Nothing was happening in Texas though. A couple of my friends from grad school that I kept in touch with decided to rent a house in the great state of Washington. I didn't say goodbye at graduation, but I did keep in touch with my closest pals, of course.
So, I moved. Packed up my car, and my cat. A four day drive in a 10 year old Civic.
Washington. Is. Awesome.
I spent a lot of time networking, PAX fell on the first weekend I was in town. Chatted with a lot of the VR scene folks. Met with recruiters, and so forth. Turns out though, a direct application to Monolith would change everything. After applying, I had an in-person interview, and found myself working as an Associate World Artist on the Shadow of War team! SWEET.
Get out of house. Get apartment
Unfortunately, contract ended early (nothing to do with me) and I was left with that feeling of hopelessness and despair that I felt a few times in my life prior.
BUT, as individuals, we aren't the same as we were even a week prior, let alone years. I took action. After spending a few days nerding out, I went back to working on my craft. Long, long hours working on my stuff. 50+ job applications. A few art tests. Nothing.
THEN, a phone screen with Amazon's Cali campus! A declination. But I was in their candidate system. Fast forward a slow, unmotivated two weeks and suddenly: an intense in-person interview on the Seattle campus appears.

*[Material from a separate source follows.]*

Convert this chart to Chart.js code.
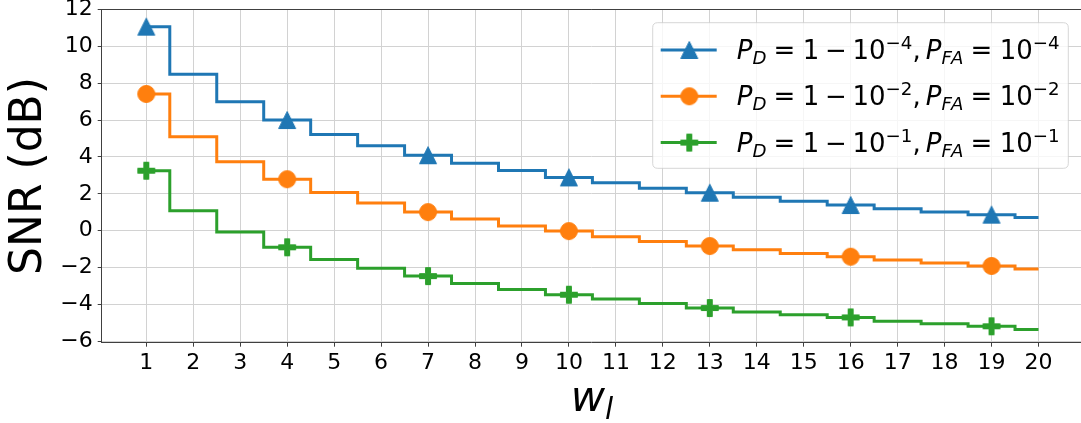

A couple days later... an offer! Accepted.
2017 and Beyond: Success! And Forging the Path Ahead
Seeing my name in the SoW credits was one thing, becoming part of Amazon, something else entirely.
I'm still in disbelief and its been a few months since I started working there. Every day I'm in awe of all the talent that surrounds me.
Apparently, I finally did a few things right.
It's time to work even harder, create even better-er stuff, and stay abreast on new tech, do personal projects, fully embrace life, and continue to enjoy the journey. Wow.
Work hard, don't let yourself get in the way of yourself. 15 years is a long time.
Difficulties happen. Ride the waves.
Be a better person than you think you can be. In all regards.
Keep your friends close, and your close friends closer.
Don't ever stop creating. Pursue relentlessly.
Thank you for reading. I'm going to dive deep into some more granular aspects of my journey now and then throughout this blog, although I assure you though, most of my entries will be art-related. Models, textures, materials, environments, all the good stuff!